Creating controversy

The following is a Team Billy post.

Being bored as I currently am, I've decided to stir the pot a little. I've been discussing production difficulties with Bj lately (actors' schedules, finding a proper set, whether or not to buy one of those "Hang In There" posters of a kitten on a tree branch, etc.), which has led me to think about what part of making this series is the most difficult.

On first glance it would seem clear that Team Bj faces many more obstacles. He has all of these problems to work out before he even starts recording, then an all new set of issues once that little red light on the camera lights up. My role - on the surface - appeared to involve little more than sitting on the couch trying to get my wife to laugh at dirty jokes.

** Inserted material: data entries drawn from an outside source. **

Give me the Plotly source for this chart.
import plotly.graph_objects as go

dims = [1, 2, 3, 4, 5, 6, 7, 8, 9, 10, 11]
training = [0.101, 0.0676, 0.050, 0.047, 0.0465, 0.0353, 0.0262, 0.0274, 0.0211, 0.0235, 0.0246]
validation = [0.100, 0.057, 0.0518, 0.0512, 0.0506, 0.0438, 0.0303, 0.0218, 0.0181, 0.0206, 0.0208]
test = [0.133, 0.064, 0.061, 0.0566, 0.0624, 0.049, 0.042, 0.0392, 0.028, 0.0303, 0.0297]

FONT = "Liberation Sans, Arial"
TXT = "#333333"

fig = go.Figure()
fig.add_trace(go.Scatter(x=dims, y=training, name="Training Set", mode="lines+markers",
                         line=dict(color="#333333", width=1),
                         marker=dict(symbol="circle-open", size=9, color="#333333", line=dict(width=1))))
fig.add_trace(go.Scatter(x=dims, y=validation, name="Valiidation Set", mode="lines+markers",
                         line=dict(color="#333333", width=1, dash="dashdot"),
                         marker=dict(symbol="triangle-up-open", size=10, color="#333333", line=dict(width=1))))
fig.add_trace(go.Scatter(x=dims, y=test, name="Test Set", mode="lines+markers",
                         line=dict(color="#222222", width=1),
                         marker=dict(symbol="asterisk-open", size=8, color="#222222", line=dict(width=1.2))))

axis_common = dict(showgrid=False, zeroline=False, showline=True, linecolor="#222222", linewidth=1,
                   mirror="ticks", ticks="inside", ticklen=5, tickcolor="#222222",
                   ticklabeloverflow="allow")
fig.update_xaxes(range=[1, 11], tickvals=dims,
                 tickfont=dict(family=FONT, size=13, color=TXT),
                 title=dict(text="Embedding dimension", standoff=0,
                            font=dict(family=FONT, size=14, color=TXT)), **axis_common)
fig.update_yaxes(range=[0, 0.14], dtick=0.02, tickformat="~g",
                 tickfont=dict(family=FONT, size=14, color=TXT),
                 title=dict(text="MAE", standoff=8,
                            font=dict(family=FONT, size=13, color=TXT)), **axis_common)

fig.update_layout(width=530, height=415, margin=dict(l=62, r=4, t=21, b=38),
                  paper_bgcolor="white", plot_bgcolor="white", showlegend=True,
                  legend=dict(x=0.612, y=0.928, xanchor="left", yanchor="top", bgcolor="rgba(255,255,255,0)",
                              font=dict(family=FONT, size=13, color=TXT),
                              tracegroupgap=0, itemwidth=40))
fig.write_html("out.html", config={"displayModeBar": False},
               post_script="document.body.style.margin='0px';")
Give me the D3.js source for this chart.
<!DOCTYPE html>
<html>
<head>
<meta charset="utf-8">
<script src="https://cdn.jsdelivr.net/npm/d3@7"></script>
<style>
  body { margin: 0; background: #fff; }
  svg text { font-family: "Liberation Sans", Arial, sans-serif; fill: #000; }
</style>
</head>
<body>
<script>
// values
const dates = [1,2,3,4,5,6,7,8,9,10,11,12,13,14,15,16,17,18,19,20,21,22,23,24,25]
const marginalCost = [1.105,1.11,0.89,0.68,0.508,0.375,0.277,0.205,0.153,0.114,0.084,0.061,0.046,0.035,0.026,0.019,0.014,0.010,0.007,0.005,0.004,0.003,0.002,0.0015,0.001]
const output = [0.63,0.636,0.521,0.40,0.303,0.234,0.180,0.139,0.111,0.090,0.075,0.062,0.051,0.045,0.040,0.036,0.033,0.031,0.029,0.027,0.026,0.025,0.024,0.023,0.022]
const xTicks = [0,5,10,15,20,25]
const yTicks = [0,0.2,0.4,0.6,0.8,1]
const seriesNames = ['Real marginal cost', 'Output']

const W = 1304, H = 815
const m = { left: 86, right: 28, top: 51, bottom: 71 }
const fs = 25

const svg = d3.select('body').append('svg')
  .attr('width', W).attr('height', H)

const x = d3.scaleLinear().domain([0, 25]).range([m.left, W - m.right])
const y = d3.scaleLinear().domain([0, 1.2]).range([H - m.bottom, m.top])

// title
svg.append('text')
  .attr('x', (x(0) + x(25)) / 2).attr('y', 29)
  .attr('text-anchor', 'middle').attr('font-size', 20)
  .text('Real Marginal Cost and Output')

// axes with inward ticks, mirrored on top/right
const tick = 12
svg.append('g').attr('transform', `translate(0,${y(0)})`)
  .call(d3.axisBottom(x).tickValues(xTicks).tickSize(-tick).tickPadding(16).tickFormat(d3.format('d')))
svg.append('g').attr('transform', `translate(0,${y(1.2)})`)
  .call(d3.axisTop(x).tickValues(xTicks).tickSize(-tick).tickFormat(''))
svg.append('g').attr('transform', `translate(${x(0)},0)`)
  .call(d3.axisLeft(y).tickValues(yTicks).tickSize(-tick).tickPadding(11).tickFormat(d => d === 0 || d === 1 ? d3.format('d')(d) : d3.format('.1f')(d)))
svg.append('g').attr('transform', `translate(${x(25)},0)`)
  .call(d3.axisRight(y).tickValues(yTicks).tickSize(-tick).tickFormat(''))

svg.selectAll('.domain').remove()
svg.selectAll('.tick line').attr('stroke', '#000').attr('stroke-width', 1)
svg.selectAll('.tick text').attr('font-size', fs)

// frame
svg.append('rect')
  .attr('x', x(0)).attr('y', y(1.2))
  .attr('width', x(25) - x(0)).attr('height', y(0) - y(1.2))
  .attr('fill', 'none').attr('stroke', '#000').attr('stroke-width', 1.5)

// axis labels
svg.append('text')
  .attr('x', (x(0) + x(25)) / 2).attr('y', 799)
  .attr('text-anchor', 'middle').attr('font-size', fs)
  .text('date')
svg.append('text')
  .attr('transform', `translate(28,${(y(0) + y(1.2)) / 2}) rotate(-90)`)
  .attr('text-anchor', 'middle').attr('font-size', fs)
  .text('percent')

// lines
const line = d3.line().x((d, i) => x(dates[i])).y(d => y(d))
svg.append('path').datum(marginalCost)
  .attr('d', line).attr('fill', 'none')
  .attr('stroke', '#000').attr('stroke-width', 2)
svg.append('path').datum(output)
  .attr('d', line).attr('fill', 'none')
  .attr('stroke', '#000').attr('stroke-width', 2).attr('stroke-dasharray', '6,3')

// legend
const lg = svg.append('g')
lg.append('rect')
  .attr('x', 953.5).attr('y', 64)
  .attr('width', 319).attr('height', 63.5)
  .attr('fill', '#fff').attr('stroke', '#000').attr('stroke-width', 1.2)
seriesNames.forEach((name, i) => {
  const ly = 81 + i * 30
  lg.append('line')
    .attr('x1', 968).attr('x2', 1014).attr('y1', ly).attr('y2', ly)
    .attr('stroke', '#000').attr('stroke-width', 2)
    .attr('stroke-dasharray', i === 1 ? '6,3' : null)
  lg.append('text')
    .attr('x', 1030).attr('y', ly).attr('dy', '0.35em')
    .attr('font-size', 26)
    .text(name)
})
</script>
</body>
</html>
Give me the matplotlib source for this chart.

But let's go a little deeper. Bj has to work a schedule around the actors' availability, but the actors exist. Bj has to find an office in which to film, but that office exists (somewhere). Bj will have to edit the footage from the shoots and piece it together into some logical order, but that footage will exist at that point. When I started writing, there was nothing. We're talking Old Testament darkness, people. I had to create these characters and squeeze words out of them. I had to create their lives and their work and their hopes and dreams and still somehow work in Wilford Brimley.

Of course Team Bj would argue that I had it much easier. He'll say stuff like "Billy's so smart and funny and people like him a lot. It wasn't hard for him to write this at all because he's incapable of NOT being funny. He can read the phonebook and have people peeing in their pants. I'm jealous of his awesomeness." Team Bj would say that the burden of putting such perfection on film is all but impossible, but do not be swayed. He's getting to live in my fantasy land, which is reward enough for all the sleepless nights filming and then the other sleepless nights editing and producing these shows that no one but our respective mothers are going to watch anyway.